▶ _YOUR OBJECTIVE_
The lines to extract run from the first line of the material below to the line containing "from matplotlib.transforms import", both included; leave the pictures behind.

▶ _AVAILABLE DATA_
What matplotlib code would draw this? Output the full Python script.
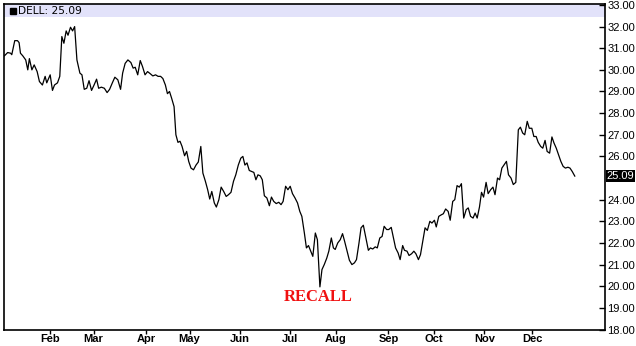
import matplotlib
matplotlib.use("Agg")
import matplotlib.pyplot as plt
from matplotlib.patches import Rectangle
from matplotlib.transforms import blended_transform_factory

# DELL daily close (x = trading day of the year)
day = [0, 1.4, 2.7, 3.2, 4.5, 5.7, 6.4, 7, 8, 9.3, 10.2, 10.9, 12, 13, 14.3, 15.3, 16.6, 17.8,
       18.5, 20, 21, 21.9, 23.2, 24.2, 25.1, 26, 27, 27.8, 28.9, 29.8, 30.7, 31.7, 33, 33.9,
       34.9, 36, 37, 38.1, 39.2, 40.3, 41.2, 42.4, 43.7, 44.9, 46, 47.2, 48.3, 49.6, 50.8,
       51.7, 52.8, 54, 55.3, 56.3, 57.2, 58.3, 59.4, 60.4, 61.5, 62.6, 63.8, 64.9, 66.1,
       67.2, 68.3, 69.3, 70.4, 71.3, 72.2, 73.1, 74.2, 75, 75.9, 76.8, 77.7, 78.8, 79.7,
       80.6, 81.6, 82.7, 83.8, 84.8, 85.9, 86.8, 87.9, 88.9, 89.8, 90.7, 91.8, 92.7, 93.8,
       94.8, 95.9, 97, 98, 99.1, 100.2, 101.2, 102.3, 103.4, 104.3, 105.2, 106.1, 107.1,
       108.2, 109.1, 110, 110.9, 111.9, 112.8, 113.7, 114.8, 115.9, 116.8, 117.8, 118.9,
       120, 121, 121.9, 123, 124, 125, 126, 127.1, 128.2, 129.2, 130.1, 131.2, 132.1, 133,
       134, 134.9, 136, 136.9, 138, 138.9, 139.9, 141, 141.9, 143, 143.9, 144.7, 145.8,
       146.9, 147.9, 148.8, 149.9, 150.9, 152, 153.1, 154, 155.1, 156, 157, 158.1, 159.2,
       160.1, 161.1, 162.2, 163.1, 164.2, 165.2, 166.1, 167.2, 168.1, 169.2, 170.2, 171.1,
       172.2, 173.1, 174.2, 175, 176.1, 177, 178.1, 179.1, 180, 181.1, 182, 183.1, 184, 185,
       186.1, 187, 188.1, 188.9, 190, 191.1, 192, 193, 194.1, 195, 196.1, 197, 198, 199,
       199.9, 200.9, 202, 202.9, 203.9, 205, 205.9, 206.8, 207.8, 208.7, 209.6, 210.7, 211.6,
       212.7, 213.7, 214.6, 215.7, 216.6, 217.6, 218.5, 219.6, 220.5, 221.6, 222.6, 223.7,
       224.8, 225.7, 226.7, 227.6, 228.7, 229.6, 230.7, 231.6, 232.6, 233.5, 234.6, 235.5,
       236.5, 237.4, 238.5, 239.5, 240.4, 241.4, 242.4, 243.4, 244.4, 245.4, 246.5, 247.4,
       248.4, 249.5]
close = [30.65, 30.8, 30.77, 30.7, 31.35, 31.35, 31.26, 30.77, 30.65, 30.46, 30.0, 30.52,
         30.0, 30.23, 29.92, 29.46, 29.3, 29.7, 29.4, 29.77, 29.05, 29.3, 29.4, 29.7, 31.54,
         31.23, 31.8, 31.6, 31.97, 31.8, 32.0, 30.46, 29.85, 29.77, 29.1, 29.15, 29.5, 29.05,
         29.3, 29.57, 29.15, 29.2, 29.15, 28.95, 29.1, 29.4, 29.66, 29.54, 29.1, 29.85, 30.3,
         30.46, 30.34, 30.08, 30.12, 29.77, 30.43, 30.15, 29.77, 29.92, 29.82, 29.72, 29.77,
         29.7, 29.7, 29.6, 29.3, 28.9, 29.0, 28.7, 28.3, 27.0, 26.65, 26.7, 26.46, 26.03,
         26.23, 25.77, 25.46, 25.38, 25.6, 25.74, 26.46, 25.23, 24.85, 24.46, 24.03, 24.38,
         23.85, 23.66, 24.0, 24.58, 24.38, 24.15, 24.23, 24.34, 24.85, 25.15, 25.6, 25.92,
         26.0, 25.6, 25.7, 25.35, 25.3, 25.26, 24.92, 25.15, 25.1, 24.92, 24.18, 24.08, 23.72,
         24.12, 23.92, 23.82, 23.88, 23.77, 23.92, 24.62, 24.46, 24.62, 24.28, 24.08, 23.85,
         23.46, 23.23, 22.46, 21.77, 21.88, 21.62, 21.38, 22.46, 22.15, 19.97, 20.77, 21.0,
         21.3, 21.62, 22.23, 21.77, 21.7, 22.0, 22.15, 22.43, 22.08, 21.62, 21.2, 21.0, 21.08,
         21.23, 22.0, 22.7, 22.82, 22.23, 21.66, 21.77, 21.72, 21.82, 21.77, 22.23, 22.3,
         22.77, 22.62, 22.62, 22.72, 22.23, 21.77, 21.54, 21.23, 21.88, 21.66, 21.62, 21.42,
         21.5, 21.62, 21.5, 21.23, 21.46, 22.15, 22.7, 22.58, 23.0, 22.92, 23.05, 22.74, 23.23,
         23.3, 23.35, 23.57, 23.46, 23.05, 23.92, 24.0, 24.65, 24.58, 24.74, 23.15, 23.54,
         23.62, 23.23, 23.15, 23.38, 23.15, 23.66, 24.34, 24.12, 24.8, 24.28, 24.46, 24.58,
         24.23, 25.0, 24.92, 25.46, 25.6, 25.77, 25.15, 25.0, 24.7, 24.8, 27.23, 27.35, 27.08,
         27.0, 27.62, 27.3, 27.3, 26.92, 26.92, 26.65, 26.46, 26.38, 26.74, 26.23, 26.15, 26.9,
         26.62, 26.38, 26.08, 25.77, 25.54, 25.46, 25.5, 25.46, 25.3, 25.09]

# first trading day of each month
month_days = [20, 39, 62, 81, 103, 125, 145, 168, 188, 210, 231]
month_labels = ["Feb", "Mar", "Apr", "May", "Jun", "Jul", "Aug", "Sep", "Oct", "Nov", "Dec"]
price_ticks = [18, 19, 20, 21, 22, 23, 24, 26, 27, 28, 29, 30, 31, 32, 33]
last_price = 25.09


def main():
    fig = plt.figure(figsize=(6.36, 3.46), dpi=100)
    ax = fig.add_axes([4 / 636, 16.5 / 346, 600.5 / 636, 325.2 / 346])

    ax.plot(day, close, color="black", linewidth=0.9)
    ax.set_xlim(-0.2, 262.5)
    ax.set_ylim(18, 33.03)

    # header band with the ticker
    ax.add_patch(Rectangle((0, 1 - 0.038), 1, 0.038, transform=ax.transAxes,
                           facecolor="#e2e2fa", edgecolor="none", zorder=0))
    ax.plot([0.0142], [0.9805], "s", color="black", markersize=5, transform=ax.transAxes)
    ax.text(0.0235, 0.9805, "DELL: %.2f" % last_price, transform=ax.transAxes,
            fontsize=7.7, va="center", ha="left", family="DejaVu Sans")

    ax.text(137.3, 19.48, "RECALL", color="#f01010", fontsize=12, fontweight="bold",
            family="Liberation Serif", ha="center", va="center")

    ax.set_xticks(month_days)
    ax.set_xticklabels(month_labels, fontweight="bold", fontsize=8, family="Liberation Sans")
    ax.tick_params(axis="x", direction="out", length=3, width=1, pad=0.5)

    ax.yaxis.tick_right()
    ax.set_yticks(price_ticks)
    ax.set_yticklabels(["%.2f" % t for t in price_ticks], fontsize=8, family="Liberation Sans")
    ax.tick_params(axis="y", direction="in", length=4, width=1, pad=2)

    trans = blended_transform_factory(ax.transAxes, ax.transData)
    ax.text(1.004, last_price, "%.2f" % last_price, transform=trans, color="white",
            fontsize=8, family="Liberation Sans", va="center", ha="left",
            bbox=dict(boxstyle="square,pad=0.08", facecolor="black", edgecolor="none"))

    for s in ax.spines.values():
        s.set_linewidth(1.2)

    fig.savefig("out.png", dpi=100)


if __name__ == "__main__":
    main()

▶ _RESULT OF THIS EXERCISE_
What matplotlib code would draw this? Output the full Python script.
import matplotlib
matplotlib.use("Agg")
import matplotlib.pyplot as plt
from matplotlib.patches import Rectangle
from matplotlib.transforms import blended_transform_factory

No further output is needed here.